Below is a great article written by Leonardo David :
Color Temperature of a Light Source: What is it?
You are most likely familiarized with concepts such as voltage and wattage, even if you don’t work in the electrical industry. We all know that if an electric device is connected to an outlet of the wrong voltage there is a risk of malfunction or permanent damage, and we also know that devices that consume more watts tend to increase the monthly electric bill!
Color temperature, however, is a frequently overlooked concept. Despite its name, it has nothing to do with the real operating temperature of lamps and actually describes the color of the light produced.

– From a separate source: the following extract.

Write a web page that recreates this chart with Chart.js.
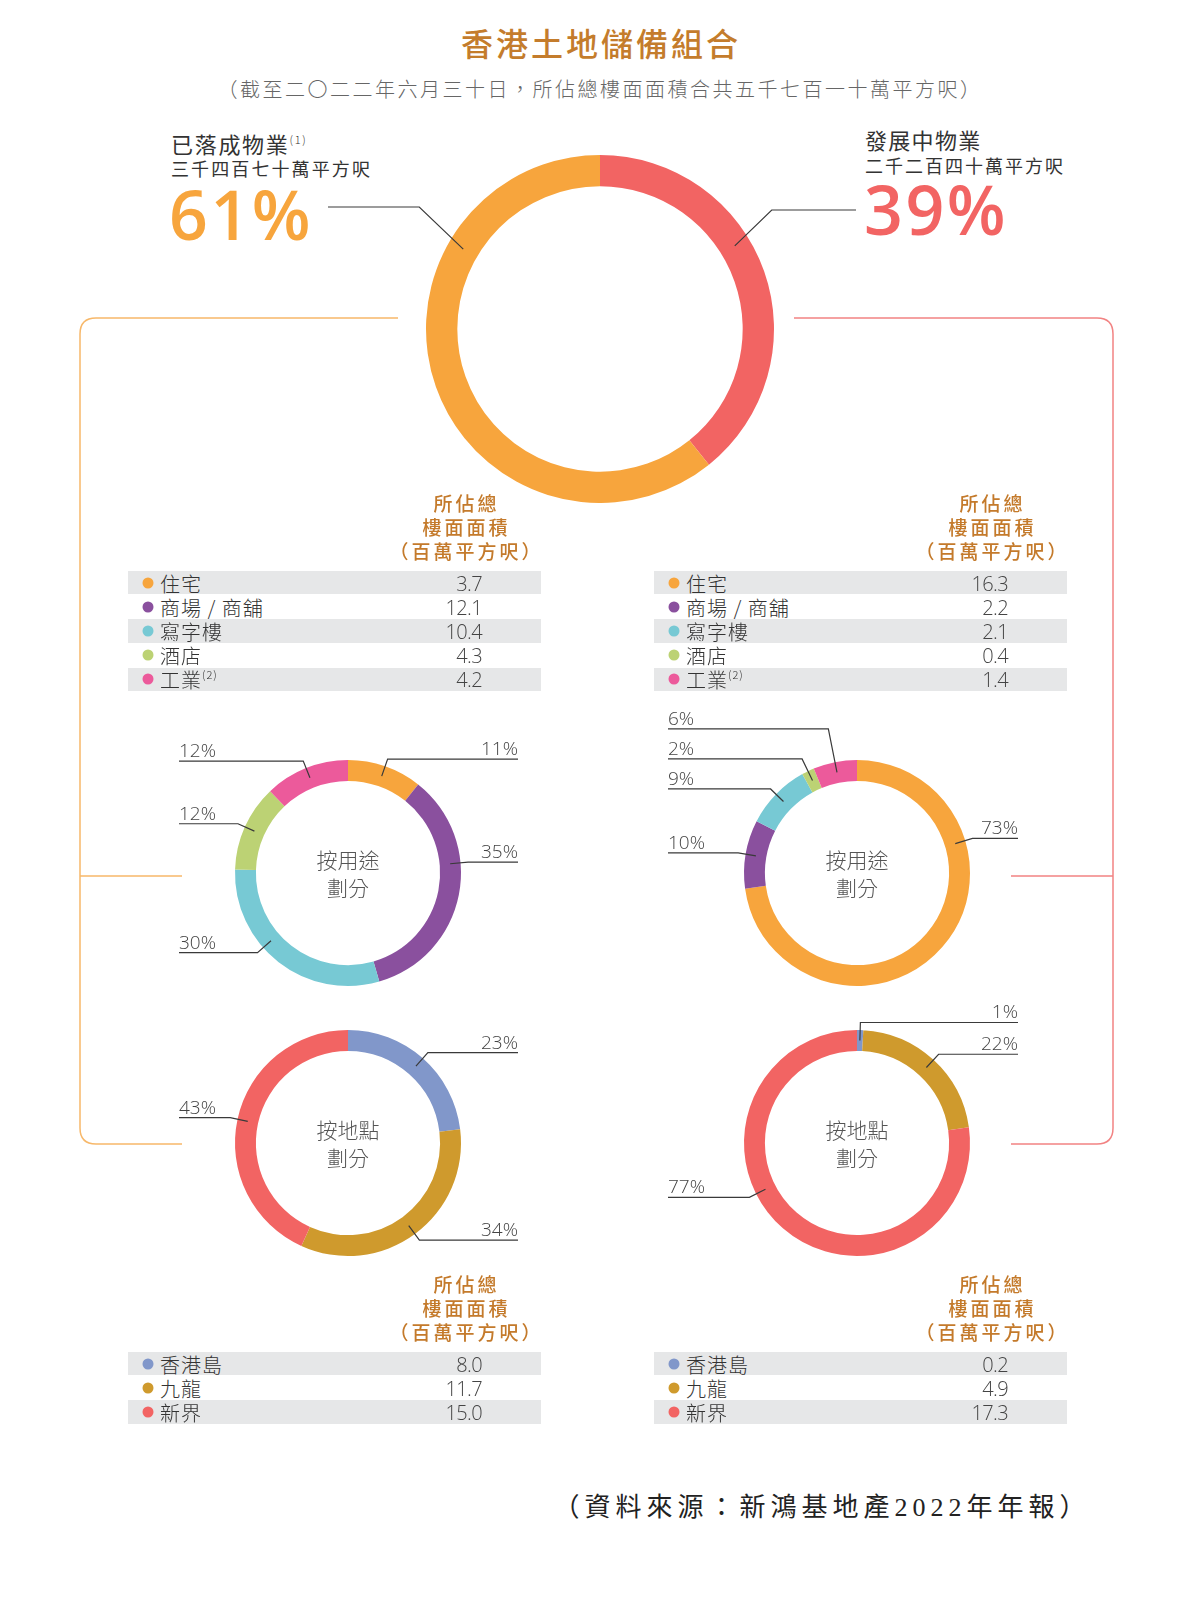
<!DOCTYPE html>
<html lang="zh-Hant">
<head>
<meta charset="utf-8">
<script src="https://cdn.jsdelivr.net/npm/chart.js@4.4.0/dist/chart.umd.min.js"></script>
<style>
  body { margin: 0; background: #fff; }
  #page { position: relative; width: 1200px; height: 1600px; overflow: hidden;
          font-family: "Noto Sans CJK TC", "Noto Sans", sans-serif; color: #444; }
  .t { position: absolute; white-space: nowrap; }
  .c { transform: translate(-50%, -50%); }
  .l { transform: translateY(-50%); }
  .r { transform: translate(-100%, -50%); }
  .box { position: absolute; }
  .band { position: absolute; background: #e6e7e8; }
  .dot { position: absolute; width: 11px; height: 11px; border-radius: 50%; transform: translate(-50%, -50%); }
  sup { font-size: 11px; vertical-align: 9px; line-height: 0; font-weight: 300; }
</style>
</head>
<body>
<div id="page">
  <svg id="brackets" width="1200" height="1600" style="position:absolute;left:0;top:0">
    <path d="M398,318 H96 Q80,318 80,334 V1128 Q80,1144 96,1144 H182 M80,876 H182" fill="none" stroke="#f7b86a" stroke-width="1.5"/>
    <path d="M794,318 H1097 Q1113,318 1113,334 V1128 Q1113,1144 1097,1144 H1011 M1011,876 H1113" fill="none" stroke="#f28383" stroke-width="1.5"/>
  </svg>

  <div class="t c" style="left:601px;top:42px;font-size:32px;line-height:32px;letter-spacing:3px;color:#c47c2c;font-weight:500">香港土地儲備組合</div>
  <div class="t c" style="left:600px;top:89px;font-size:20px;line-height:20px;letter-spacing:2.5px;color:#666;font-weight:300">（截至二〇二二年六月三十日，所佔總樓面面積合共五千七百一十萬平方呎）</div>

  <div class="t l" style="left:171px;top:143px;font-size:22px;line-height:22px;letter-spacing:1.7px;color:#333">已落成物業<sup>(1)</sup></div>
  <div class="t l" style="left:171px;top:168px;font-size:18px;line-height:18px;letter-spacing:2.1px;color:#333">三千四百七十萬平方呎</div>
  <div class="t l" style="left:169px;top:214px;font-size:68px;line-height:68px;letter-spacing:2.5px;font-family:'Open Sans','Noto Sans',sans-serif;font-weight:600;color:#f7a53d">61%</div>

  <div class="t l" style="left:865px;top:139px;font-size:22px;line-height:22px;letter-spacing:1.3px;color:#333">發展中物業</div>
  <div class="t l" style="left:865px;top:165px;font-size:18px;line-height:18px;letter-spacing:2px;color:#333">二千二百四十萬平方呎</div>
  <div class="t l" style="left:864px;top:209px;font-size:68px;line-height:68px;letter-spacing:2.5px;font-family:'Open Sans','Noto Sans',sans-serif;font-weight:600;color:#f26463">39%</div>

  <div class="box" style="left:0;top:155px;width:1200px;height:348px"><canvas id="mainChart"></canvas></div>
  <div class="box" style="left:68px;top:690px;width:560px;height:366px"><canvas id="useA"></canvas></div>
  <div class="box" style="left:577px;top:690px;width:560px;height:366px"><canvas id="useB"></canvas></div>
  <div class="box" style="left:68px;top:960px;width:560px;height:366px"><canvas id="locA"></canvas></div>
  <div class="box" style="left:577px;top:960px;width:560px;height:366px"><canvas id="locB"></canvas></div>

  <div class="t c" style="left:822px;top:1508px;font-size:26px;line-height:26px;letter-spacing:5px;color:#222;font-family:'Liberation Serif','DejaVu Serif','Noto Sans CJK TC',serif">（資料來源：新鴻基地產2022年年報）</div>
</div>

<script>
// 總樓面面積（百萬平方呎）
const mainLabels = ['發展中物業', '已落成物業'];
const mainValues = [22.4, 34.7];
const mainColors = ['#f26463', '#f7a53d'];

const useLabels = ['住宅', '商場 / 商舖', '寫字樓', '酒店', '工業'];
const useNotes = ['', '', '', '', '(2)'];
const useColors = ['#f7a53d', '#8a509e', '#77c9d4', '#bcd274', '#ec5a9b'];
const useCompleted = [3.7, 12.1, 10.4, 4.3, 4.2];
const useDeveloping = [16.3, 2.2, 2.1, 0.4, 1.4];

const locLabels = ['香港島', '九龍', '新界'];
const locNotes = ['', '', ''];
const locColors = ['#8197ca', '#cf9a2d', '#f26463'];
const locCompleted = [8.0, 11.7, 15.0];
const locDeveloping = [0.2, 4.9, 17.3];

const headerLines = ['所佔總', '樓面面積', '（百萬平方呎）'];

const page = document.getElementById('page');

function put(html, x, y, cls, style) {
  const d = document.createElement('div');
  d.className = 't ' + cls;
  d.style.cssText = 'left:' + x + 'px;top:' + y + 'px;' + style;
  d.innerHTML = html;
  page.appendChild(d);
  return d;
}

// tableau : bandes grises, pastilles, libellés, valeurs
function buildTable(left, top, labels, notes, values, colors) {
  const pitch = 24.2;
  headerLines.forEach((txt, k) => {
    put(txt, left + 337, top - 69 + k * 24, 'c',
      'font-size:19px;line-height:19px;letter-spacing:3px;color:#c47a2b;font-weight:500;padding-left:3px');
  });
  labels.forEach((lab, i) => {
    const rowTop = top + i * pitch;
    const mid = rowTop + 11.6;
    if (i % 2 === 0) {
      const b = document.createElement('div');
      b.className = 'band';
      b.style.cssText = 'left:' + left + 'px;top:' + rowTop + 'px;width:413px;height:23.2px';
      page.appendChild(b);
    }
    const dot = document.createElement('div');
    dot.className = 'dot';
    dot.style.cssText = 'left:' + (left + 20) + 'px;top:' + mid + 'px;background:' + colors[i];
    page.appendChild(dot);
    put(lab + (notes[i] ? '<sup>' + notes[i] + '</sup>' : ''), left + 32, mid + 1, 'l',
      'font-size:20px;line-height:20px;letter-spacing:1px;color:#333;font-weight:300');
    put(values[i].toFixed(1), left + 354, mid + 1, 'r',
      "font-size:20px;line-height:20px;letter-spacing:-0.6px;color:#444;font-weight:300;font-family:'Open Sans','Noto Sans',sans-serif");
  });
}

buildTable(128, 571, useLabels, useNotes, useCompleted, useColors);
buildTable(654, 571, useLabels, useNotes, useDeveloping, useColors);
buildTable(128, 1352, locLabels, locNotes, locCompleted, locColors);
buildTable(654, 1352, locLabels, locNotes, locDeveloping, locColors);

// lignes de rappel + pourcentages pour les petits anneaux
const leaderPlugin = {
  id: 'leaders',
  afterDatasetsDraw(chart, args, o) {
    const meta = chart.getDatasetMeta(0);
    const vals = chart.data.datasets[0].data;
    const total = vals.reduce((a, b) => a + b, 0);
    const ctx = chart.ctx;
    const items = [];
    let cx = 0, cy = 0;
    meta.data.forEach((arc, i) => {
      const p = arc.getProps(['x', 'y', 'startAngle', 'endAngle', 'innerRadius', 'outerRadius'], true);
      cx = p.x; cy = p.y;
      const f = (o.anchorPos && o.anchorPos[i] != null) ? o.anchorPos[i] : 0.5;
      const a = p.startAngle + (p.endAngle - p.startAngle) * f;
      const rm = (p.innerRadius + p.outerRadius) / 2;
      const dx = Math.cos(a), dy = Math.sin(a);
      const px = p.x + dx * rm, py = p.y + dy * rm;
      items.push({ px, py, dx, dy, ex: px + dx * o.elbow, ey: py + dy * o.elbow,
        side: dx >= 0 ? 1 : -1, text: Math.round(vals[i] / total * 100) + '%' });
    });
    // éviter les chevauchements : on remonte les étiquettes trop proches
    [1, -1].forEach(s => {
      const list = items.filter(it => it.side === s).sort((a, b) => a.ey - b.ey);
      for (let k = list.length - 2; k >= 0; k--) {
        const lim = list[k + 1].ey - o.gap;
        if (list[k].ey > lim) {
          const t = (lim - list[k].py) / list[k].dy;
          list[k].ey = lim;
          if (t > 0) list[k].ex = list[k].px + list[k].dx * t;
        }
      }
    });
    ctx.save();
    ctx.strokeStyle = '#3a3a3a';
    ctx.lineWidth = 1.2;
    ctx.fillStyle = '#444';
    ctx.font = '300 19px "Open Sans", "Noto Sans", sans-serif';
    ctx.textBaseline = 'alphabetic';
    items.forEach(it => {
      const endX = cx + (it.side > 0 ? o.right : o.left);
      ctx.beginPath();
      ctx.moveTo(it.px, it.py);
      ctx.lineTo(it.ex, it.ey);
      ctx.lineTo(endX, it.ey);
      ctx.stroke();
      ctx.textAlign = it.side > 0 ? 'right' : 'left';
      ctx.fillText(it.text, endX, it.ey - 4);
    });
    ctx.fillStyle = '#555';
    ctx.font = '300 21px "Noto Sans CJK TC", sans-serif';
    ctx.textAlign = 'center';
    ctx.textBaseline = 'middle';
    ctx.fillText(o.center[0], cx, cy - 13);
    ctx.fillText(o.center[1], cx, cy + 15);
    ctx.restore();
  }
};

// lignes de rappel de l'anneau principal (textes en HTML)
const mainLeaders = {
  id: 'mainLeaders',
  afterDatasetsDraw(chart, args, o) {
    const meta = chart.getDatasetMeta(0);
    const ctx = chart.ctx;
    ctx.save();
    ctx.strokeStyle = '#3a3a3a';
    ctx.lineWidth = 1.2;
    meta.data.forEach((arc, i) => {
      const p = arc.getProps(['x', 'y', 'startAngle', 'endAngle', 'innerRadius', 'outerRadius'], true);
      const s = o.segs[i];
      const a = p.startAngle + (p.endAngle - p.startAngle) * s.pos;
      const rm = (p.innerRadius + p.outerRadius) / 2;
      const px = p.x + Math.cos(a) * rm, py = p.y + Math.sin(a) * rm;
      ctx.beginPath();
      ctx.moveTo(px, py);
      ctx.lineTo(px + s.dx, p.y + s.dy);
      ctx.lineTo(p.x + s.end, p.y + s.dy);
      ctx.stroke();
    });
    ctx.restore();
  }
};

const baseOptions = {
  responsive: true,
  maintainAspectRatio: false,
  animation: false,
  events: [],
  plugins: { legend: { display: false }, tooltip: { enabled: false } }
};

new Chart(document.getElementById('mainChart'), {
  type: 'doughnut',
  data: { labels: mainLabels, datasets: [{ data: mainValues, backgroundColor: mainColors, borderWidth: 0 }] },
  options: Object.assign({}, baseOptions, {
    cutout: '82%',
    plugins: Object.assign({}, baseOptions.plugins, {
      mainLeaders: { segs: [ { pos: 0.413, dx: 37, dy: -119, end: 256 }, { pos: 0.727, dx: -44, dy: -122, end: -272 } ] }
    })
  }),
  plugins: [mainLeaders]
});

function smallRing(id, labels, values, colors, center, cols, anchorPos) {
  new Chart(document.getElementById(id), {
    type: 'doughnut',
    data: { labels: labels, datasets: [{ data: values, backgroundColor: colors, borderWidth: 0 }] },
    options: Object.assign({}, baseOptions, {
      cutout: '81.5%',
      layout: { padding: { top: 70, bottom: 70 } },
      plugins: Object.assign({}, baseOptions.plugins, {
        leaders: { elbow: 18, gap: 30, left: cols[0], right: cols[1], center: center, anchorPos: anchorPos }
      })
    }),
    plugins: [leaderPlugin]
  });
}

smallRing('useA', useLabels, useCompleted, useColors, ['按用途', '劃分'], [-169, 170], [null, 0.37, 0.6]);
smallRing('useB', useLabels, useDeveloping, useColors, ['按用途', '劃分'], [-189, 161], [0.28]);
smallRing('locA', locLabels, locCompleted, locColors, ['按地點', '劃分'], [-169, 170], []);
smallRing('locB', locLabels, locDeveloping, locColors, ['按地點', '劃分'], [-189, 161], [null, null, 0.58]);
</script>
</body>
</html>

In simple terms, color temperature can be defined as the temperature to which you would have to heat up a black body to make it glow with the corresponding color of light. For example, if a light source has a color temperature of 4000 degrees Kelvin, in means the light it produces has the same color that would result from the glow of a black body at 4000 K. It is an abstract concept, but it provides a convenient way to assign a numerical value to the color of light.
Low color temperatures indicate tones that tend towards red and yellow, while high color temperatures tend towards blue. The following image demonstrates the concept perfectly:
The Right Color Temperature for Each Application
One of the characteristics of LED lighting is that you can find lamps of practically any color that can be imagined. You will save a lot of energy if you upgrade to LED, but also make sure the color temperature is adequate.
There is a wide range of color temperatures, and some LED bulbs can even adjust it within a broad range, but the general characteristics and applications of each color temperature are the following.
Warm White (Around 2700 K)
Warm white light creates an inviting and relaxing atmosphere, and it is the type of lighting you will want to use in the following applications:
- Bedrooms / hotel rooms
- Decorative purposes
Warm white light is unsuitable for locations where work is carried out, since it may reduce alertness and productivity.
Clear White (Around 4000 K)
This is a neutral tone of white, suitable for environments where productive activities will be carried out, such as:
- Office spaces
Cool White (Up to 6500 K)
This is a tone of white that has a “cool” appearance and a slight tinge of blue. It is used for applications where maximum visibility is the highest priority, such as:
- High precision work
- Outdoor area lighting
You will definitely want to avoid cool white light in your bedroom, since it will tend to delay sleepiness at night.